* _Direction_:
Exactly the lines from the one with "Clone this chart in Apache ECharts." through the one with "const chart = echarts.init(document.getElementById('chart'))" should be returned, both ends included and nothing else. Omit any pictures.

───── Given information

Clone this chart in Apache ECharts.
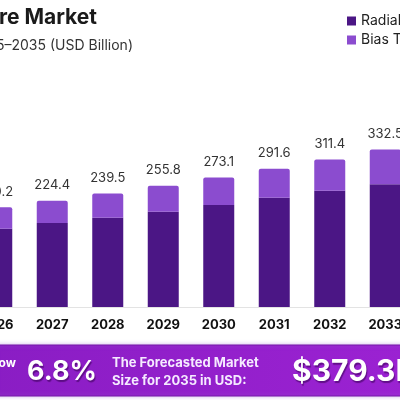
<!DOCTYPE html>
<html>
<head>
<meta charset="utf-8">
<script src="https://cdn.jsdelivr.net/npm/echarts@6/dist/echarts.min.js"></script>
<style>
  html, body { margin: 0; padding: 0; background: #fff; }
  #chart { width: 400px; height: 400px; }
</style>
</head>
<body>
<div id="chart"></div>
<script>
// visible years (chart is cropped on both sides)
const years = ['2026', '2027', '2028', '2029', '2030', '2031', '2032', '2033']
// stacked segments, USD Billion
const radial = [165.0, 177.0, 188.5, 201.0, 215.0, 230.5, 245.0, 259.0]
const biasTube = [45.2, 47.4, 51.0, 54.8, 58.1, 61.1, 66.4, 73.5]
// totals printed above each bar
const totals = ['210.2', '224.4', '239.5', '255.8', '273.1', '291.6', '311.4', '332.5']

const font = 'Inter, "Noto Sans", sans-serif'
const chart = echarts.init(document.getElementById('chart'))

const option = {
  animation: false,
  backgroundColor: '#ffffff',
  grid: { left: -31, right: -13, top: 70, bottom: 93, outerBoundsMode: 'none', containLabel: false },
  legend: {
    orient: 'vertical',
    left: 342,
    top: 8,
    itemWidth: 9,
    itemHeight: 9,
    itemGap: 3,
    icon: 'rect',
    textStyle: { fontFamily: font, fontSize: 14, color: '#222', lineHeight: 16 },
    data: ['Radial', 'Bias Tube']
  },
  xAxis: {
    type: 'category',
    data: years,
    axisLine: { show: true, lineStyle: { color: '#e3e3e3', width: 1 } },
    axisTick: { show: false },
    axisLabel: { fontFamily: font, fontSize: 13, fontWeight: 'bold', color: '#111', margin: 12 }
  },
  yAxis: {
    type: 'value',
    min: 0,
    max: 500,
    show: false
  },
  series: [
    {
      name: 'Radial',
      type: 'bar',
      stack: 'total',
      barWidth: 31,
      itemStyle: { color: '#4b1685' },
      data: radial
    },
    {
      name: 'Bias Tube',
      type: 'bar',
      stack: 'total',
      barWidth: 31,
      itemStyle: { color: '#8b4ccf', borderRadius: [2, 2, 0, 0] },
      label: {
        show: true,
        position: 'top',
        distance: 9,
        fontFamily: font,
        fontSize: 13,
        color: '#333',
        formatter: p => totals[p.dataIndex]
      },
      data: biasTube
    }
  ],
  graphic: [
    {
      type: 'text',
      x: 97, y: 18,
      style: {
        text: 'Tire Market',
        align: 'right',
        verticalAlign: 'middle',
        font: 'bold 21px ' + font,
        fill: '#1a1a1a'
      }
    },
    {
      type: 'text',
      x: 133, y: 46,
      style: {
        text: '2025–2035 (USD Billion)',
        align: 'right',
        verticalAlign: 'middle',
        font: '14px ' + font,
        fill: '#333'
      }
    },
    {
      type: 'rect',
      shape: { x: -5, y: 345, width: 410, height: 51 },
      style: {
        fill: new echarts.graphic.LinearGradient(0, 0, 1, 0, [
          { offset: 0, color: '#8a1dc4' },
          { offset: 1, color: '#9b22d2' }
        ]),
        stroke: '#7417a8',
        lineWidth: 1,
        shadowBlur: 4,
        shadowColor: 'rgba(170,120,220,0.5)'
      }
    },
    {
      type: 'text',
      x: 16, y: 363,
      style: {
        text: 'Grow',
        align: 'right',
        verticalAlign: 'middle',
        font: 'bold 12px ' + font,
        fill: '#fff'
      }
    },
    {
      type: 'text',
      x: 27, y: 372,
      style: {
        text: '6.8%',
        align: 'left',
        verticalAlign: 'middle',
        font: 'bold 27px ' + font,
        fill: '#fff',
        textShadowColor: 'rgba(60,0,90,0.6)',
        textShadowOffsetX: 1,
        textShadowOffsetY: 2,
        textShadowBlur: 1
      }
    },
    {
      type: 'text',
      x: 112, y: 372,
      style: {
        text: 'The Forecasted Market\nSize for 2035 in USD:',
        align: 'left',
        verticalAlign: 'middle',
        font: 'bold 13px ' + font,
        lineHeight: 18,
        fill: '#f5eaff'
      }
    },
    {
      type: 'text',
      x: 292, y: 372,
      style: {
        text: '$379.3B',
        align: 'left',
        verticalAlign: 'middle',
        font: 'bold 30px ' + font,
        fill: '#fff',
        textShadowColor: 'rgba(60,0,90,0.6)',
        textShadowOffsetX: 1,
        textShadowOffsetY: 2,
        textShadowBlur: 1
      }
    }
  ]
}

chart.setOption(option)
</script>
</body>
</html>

──────────
───── Given information

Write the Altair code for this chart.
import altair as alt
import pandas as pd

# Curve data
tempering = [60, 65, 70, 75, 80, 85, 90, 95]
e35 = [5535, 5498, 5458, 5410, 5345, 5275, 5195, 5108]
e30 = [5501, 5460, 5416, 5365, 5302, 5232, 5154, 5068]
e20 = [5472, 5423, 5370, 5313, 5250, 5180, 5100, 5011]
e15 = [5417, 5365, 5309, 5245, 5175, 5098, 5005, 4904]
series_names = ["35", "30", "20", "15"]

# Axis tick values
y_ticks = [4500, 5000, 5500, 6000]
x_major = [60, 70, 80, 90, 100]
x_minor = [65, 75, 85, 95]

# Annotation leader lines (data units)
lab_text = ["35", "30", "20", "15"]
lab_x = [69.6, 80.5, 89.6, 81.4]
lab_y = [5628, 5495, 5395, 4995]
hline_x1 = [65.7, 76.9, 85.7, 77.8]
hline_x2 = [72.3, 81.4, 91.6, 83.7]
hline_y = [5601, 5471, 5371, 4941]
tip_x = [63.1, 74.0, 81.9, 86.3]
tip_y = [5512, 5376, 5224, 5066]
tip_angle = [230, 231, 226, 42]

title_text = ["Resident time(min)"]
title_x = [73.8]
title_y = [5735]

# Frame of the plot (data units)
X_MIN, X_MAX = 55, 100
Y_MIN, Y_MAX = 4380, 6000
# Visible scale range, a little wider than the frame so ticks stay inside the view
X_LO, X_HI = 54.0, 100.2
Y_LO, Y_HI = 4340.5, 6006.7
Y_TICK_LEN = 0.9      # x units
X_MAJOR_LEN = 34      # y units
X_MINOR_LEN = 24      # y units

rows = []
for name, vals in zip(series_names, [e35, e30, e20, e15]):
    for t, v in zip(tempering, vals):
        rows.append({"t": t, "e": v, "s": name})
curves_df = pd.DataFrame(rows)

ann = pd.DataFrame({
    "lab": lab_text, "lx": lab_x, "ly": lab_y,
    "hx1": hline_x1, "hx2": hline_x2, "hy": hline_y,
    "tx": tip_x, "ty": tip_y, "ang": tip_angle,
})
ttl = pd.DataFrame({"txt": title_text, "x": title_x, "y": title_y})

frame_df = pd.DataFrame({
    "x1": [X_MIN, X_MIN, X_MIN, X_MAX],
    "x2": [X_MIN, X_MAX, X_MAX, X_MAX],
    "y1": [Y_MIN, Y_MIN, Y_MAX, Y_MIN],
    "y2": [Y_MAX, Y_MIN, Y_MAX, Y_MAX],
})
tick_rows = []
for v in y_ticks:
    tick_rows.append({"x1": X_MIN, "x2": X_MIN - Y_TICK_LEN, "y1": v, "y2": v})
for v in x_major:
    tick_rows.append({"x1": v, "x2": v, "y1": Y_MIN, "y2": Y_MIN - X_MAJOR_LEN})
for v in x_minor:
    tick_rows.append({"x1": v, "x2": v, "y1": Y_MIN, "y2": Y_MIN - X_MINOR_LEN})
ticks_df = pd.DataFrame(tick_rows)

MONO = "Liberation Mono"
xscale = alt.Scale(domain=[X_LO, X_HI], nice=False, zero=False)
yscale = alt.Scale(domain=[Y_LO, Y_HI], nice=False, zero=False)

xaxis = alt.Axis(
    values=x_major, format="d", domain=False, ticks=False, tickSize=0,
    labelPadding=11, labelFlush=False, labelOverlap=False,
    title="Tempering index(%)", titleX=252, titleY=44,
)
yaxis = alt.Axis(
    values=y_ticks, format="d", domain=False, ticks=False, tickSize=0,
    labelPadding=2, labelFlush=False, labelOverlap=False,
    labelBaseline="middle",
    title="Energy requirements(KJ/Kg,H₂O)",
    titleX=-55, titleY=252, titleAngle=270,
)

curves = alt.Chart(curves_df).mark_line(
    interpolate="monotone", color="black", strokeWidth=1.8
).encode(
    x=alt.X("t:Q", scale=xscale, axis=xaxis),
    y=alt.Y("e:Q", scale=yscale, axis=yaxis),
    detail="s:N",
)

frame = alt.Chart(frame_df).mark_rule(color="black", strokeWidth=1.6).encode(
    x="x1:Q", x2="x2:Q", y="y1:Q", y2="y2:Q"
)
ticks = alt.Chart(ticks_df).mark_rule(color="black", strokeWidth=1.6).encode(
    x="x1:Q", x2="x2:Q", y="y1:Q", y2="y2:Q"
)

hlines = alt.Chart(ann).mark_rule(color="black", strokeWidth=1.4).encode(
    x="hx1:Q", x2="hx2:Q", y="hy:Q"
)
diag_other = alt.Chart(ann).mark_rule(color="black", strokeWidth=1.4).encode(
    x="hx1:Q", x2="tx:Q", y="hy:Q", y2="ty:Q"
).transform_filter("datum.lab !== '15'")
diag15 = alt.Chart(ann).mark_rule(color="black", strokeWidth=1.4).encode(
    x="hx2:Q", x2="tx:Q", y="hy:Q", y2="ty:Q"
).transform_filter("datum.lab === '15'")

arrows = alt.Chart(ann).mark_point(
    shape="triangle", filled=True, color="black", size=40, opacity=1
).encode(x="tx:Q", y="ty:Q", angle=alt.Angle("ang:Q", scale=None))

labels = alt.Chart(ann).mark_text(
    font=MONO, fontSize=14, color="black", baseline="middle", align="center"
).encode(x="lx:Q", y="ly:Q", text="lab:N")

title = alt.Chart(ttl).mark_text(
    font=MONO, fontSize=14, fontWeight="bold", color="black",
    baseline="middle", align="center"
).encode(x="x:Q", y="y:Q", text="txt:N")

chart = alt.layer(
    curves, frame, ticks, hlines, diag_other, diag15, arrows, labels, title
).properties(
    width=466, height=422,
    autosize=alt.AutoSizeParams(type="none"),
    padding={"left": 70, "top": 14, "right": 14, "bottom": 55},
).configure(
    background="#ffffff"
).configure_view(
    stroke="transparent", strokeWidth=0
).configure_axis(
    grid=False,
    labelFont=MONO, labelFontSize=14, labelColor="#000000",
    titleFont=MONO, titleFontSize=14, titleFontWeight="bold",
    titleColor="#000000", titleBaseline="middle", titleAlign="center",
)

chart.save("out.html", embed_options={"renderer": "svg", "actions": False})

──────────

* _Response to this task_:
Clone this chart in Apache ECharts.
<!DOCTYPE html>
<html>
<head>
<meta charset="utf-8">
<script src="https://cdn.jsdelivr.net/npm/echarts@6/dist/echarts.min.js"></script>
<style>
  html, body { margin: 0; padding: 0; background: #fff; }
  #chart { width: 400px; height: 400px; }
</style>
</head>
<body>
<div id="chart"></div>
<script>
// visible years (chart is cropped on both sides)
const years = ['2026', '2027', '2028', '2029', '2030', '2031', '2032', '2033']
// stacked segments, USD Billion
const radial = [165.0, 177.0, 188.5, 201.0, 215.0, 230.5, 245.0, 259.0]
const biasTube = [45.2, 47.4, 51.0, 54.8, 58.1, 61.1, 66.4, 73.5]
// totals printed above each bar
const totals = ['210.2', '224.4', '239.5', '255.8', '273.1', '291.6', '311.4', '332.5']

const font = 'Inter, "Noto Sans", sans-serif'
const chart = echarts.init(document.getElementById('chart'))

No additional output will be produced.